▶

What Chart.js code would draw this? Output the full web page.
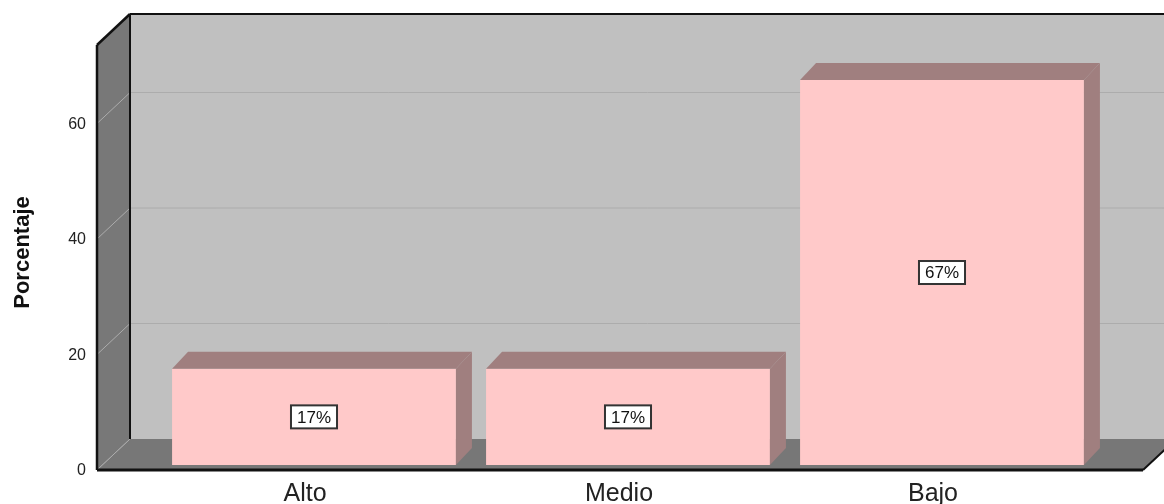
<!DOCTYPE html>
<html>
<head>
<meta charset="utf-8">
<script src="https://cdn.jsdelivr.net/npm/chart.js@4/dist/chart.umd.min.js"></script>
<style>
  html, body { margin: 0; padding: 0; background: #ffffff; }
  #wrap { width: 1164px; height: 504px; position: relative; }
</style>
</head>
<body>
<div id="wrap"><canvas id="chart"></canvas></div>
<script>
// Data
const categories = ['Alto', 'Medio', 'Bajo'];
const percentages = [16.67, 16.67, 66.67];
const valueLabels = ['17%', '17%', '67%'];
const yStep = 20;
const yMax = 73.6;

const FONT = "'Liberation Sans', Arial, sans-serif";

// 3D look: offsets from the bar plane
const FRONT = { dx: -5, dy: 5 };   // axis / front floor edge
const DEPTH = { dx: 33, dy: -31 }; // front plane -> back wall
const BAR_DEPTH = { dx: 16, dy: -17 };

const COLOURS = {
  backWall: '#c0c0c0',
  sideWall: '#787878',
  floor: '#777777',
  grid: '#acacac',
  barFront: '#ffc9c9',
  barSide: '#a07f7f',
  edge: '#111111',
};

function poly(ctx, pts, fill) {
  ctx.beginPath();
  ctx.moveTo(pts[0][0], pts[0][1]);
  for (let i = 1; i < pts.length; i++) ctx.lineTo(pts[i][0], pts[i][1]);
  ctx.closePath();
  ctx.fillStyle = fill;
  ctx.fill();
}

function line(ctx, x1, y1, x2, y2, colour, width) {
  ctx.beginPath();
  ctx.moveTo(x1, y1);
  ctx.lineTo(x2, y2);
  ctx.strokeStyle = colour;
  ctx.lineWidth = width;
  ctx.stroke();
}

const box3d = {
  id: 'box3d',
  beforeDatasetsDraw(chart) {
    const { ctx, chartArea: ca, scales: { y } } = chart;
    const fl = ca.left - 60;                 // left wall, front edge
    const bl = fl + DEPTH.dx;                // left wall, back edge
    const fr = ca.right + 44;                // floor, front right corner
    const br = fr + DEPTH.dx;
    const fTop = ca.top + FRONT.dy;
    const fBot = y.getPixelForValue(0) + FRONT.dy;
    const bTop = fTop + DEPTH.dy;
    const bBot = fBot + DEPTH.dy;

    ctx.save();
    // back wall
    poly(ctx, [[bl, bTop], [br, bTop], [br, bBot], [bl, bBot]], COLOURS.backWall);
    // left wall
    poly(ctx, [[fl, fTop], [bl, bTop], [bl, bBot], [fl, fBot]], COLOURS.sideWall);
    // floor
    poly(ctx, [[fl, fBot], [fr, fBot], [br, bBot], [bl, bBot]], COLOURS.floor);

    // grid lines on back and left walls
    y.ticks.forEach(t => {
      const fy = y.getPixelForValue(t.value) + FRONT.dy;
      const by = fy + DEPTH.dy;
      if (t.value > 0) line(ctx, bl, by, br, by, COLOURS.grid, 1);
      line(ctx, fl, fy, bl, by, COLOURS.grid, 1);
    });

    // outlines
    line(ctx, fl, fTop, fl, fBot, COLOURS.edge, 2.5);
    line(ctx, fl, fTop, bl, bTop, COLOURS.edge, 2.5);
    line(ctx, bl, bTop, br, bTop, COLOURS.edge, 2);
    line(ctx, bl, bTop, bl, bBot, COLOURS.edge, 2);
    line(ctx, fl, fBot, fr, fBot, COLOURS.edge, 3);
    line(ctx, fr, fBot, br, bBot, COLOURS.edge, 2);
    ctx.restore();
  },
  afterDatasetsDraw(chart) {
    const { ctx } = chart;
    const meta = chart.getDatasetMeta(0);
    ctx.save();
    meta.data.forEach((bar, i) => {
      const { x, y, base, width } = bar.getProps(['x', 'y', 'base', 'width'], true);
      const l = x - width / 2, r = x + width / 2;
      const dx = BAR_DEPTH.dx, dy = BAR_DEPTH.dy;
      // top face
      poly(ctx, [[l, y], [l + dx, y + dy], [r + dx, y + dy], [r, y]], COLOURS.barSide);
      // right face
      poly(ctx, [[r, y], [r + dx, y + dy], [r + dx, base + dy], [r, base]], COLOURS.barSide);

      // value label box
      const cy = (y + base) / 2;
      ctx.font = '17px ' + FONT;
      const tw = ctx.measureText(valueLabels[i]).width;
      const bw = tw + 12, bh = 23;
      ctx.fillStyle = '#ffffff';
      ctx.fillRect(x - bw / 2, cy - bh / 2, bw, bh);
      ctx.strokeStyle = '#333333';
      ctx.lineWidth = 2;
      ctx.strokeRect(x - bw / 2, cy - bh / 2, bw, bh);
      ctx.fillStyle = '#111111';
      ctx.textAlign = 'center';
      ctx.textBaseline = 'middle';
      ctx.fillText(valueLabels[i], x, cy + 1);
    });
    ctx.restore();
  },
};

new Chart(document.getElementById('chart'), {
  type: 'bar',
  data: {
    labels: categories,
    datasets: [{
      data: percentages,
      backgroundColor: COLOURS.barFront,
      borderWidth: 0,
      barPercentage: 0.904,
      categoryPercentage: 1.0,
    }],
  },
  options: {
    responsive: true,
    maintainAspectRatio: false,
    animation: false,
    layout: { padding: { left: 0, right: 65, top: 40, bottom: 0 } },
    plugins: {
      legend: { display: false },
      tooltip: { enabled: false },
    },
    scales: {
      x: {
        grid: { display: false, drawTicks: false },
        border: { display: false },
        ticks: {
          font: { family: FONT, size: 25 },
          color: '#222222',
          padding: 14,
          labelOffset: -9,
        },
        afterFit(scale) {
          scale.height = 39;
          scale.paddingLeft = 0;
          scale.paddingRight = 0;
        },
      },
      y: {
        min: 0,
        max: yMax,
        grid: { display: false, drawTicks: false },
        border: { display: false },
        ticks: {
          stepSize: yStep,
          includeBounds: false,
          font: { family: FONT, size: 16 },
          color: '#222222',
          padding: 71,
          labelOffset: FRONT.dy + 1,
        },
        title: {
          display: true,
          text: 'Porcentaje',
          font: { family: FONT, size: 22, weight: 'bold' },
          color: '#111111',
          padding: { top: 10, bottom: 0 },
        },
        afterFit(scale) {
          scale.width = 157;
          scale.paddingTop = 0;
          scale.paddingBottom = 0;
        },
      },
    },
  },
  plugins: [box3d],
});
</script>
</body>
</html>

◀

SHORT PROBLEM –
Return the material line for line, from its beginning to the line that contains "const bBot = fBot + DEPTH.dy;", with the pictures left out.

FULL ANSWER –
What Chart.js code would draw this? Output the full web page.
<!DOCTYPE html>
<html>
<head>
<meta charset="utf-8">
<script src="https://cdn.jsdelivr.net/npm/chart.js@4/dist/chart.umd.min.js"></script>
<style>
  html, body { margin: 0; padding: 0; background: #ffffff; }
  #wrap { width: 1164px; height: 504px; position: relative; }
</style>
</head>
<body>
<div id="wrap"><canvas id="chart"></canvas></div>
<script>
// Data
const categories = ['Alto', 'Medio', 'Bajo'];
const percentages = [16.67, 16.67, 66.67];
const valueLabels = ['17%', '17%', '67%'];
const yStep = 20;
const yMax = 73.6;

const FONT = "'Liberation Sans', Arial, sans-serif";

// 3D look: offsets from the bar plane
const FRONT = { dx: -5, dy: 5 };   // axis / front floor edge
const DEPTH = { dx: 33, dy: -31 }; // front plane -> back wall
const BAR_DEPTH = { dx: 16, dy: -17 };

const COLOURS = {
  backWall: '#c0c0c0',
  sideWall: '#787878',
  floor: '#777777',
  grid: '#acacac',
  barFront: '#ffc9c9',
  barSide: '#a07f7f',
  edge: '#111111',
};

function poly(ctx, pts, fill) {
  ctx.beginPath();
  ctx.moveTo(pts[0][0], pts[0][1]);
  for (let i = 1; i < pts.length; i++) ctx.lineTo(pts[i][0], pts[i][1]);
  ctx.closePath();
  ctx.fillStyle = fill;
  ctx.fill();
}

function line(ctx, x1, y1, x2, y2, colour, width) {
  ctx.beginPath();
  ctx.moveTo(x1, y1);
  ctx.lineTo(x2, y2);
  ctx.strokeStyle = colour;
  ctx.lineWidth = width;
  ctx.stroke();
}

const box3d = {
  id: 'box3d',
  beforeDatasetsDraw(chart) {
    const { ctx, chartArea: ca, scales: { y } } = chart;
    const fl = ca.left - 60;                 // left wall, front edge
    const bl = fl + DEPTH.dx;                // left wall, back edge
    const fr = ca.right + 44;                // floor, front right corner
    const br = fr + DEPTH.dx;
    const fTop = ca.top + FRONT.dy;
    const fBot = y.getPixelForValue(0) + FRONT.dy;
    const bTop = fTop + DEPTH.dy;
    const bBot = fBot + DEPTH.dy;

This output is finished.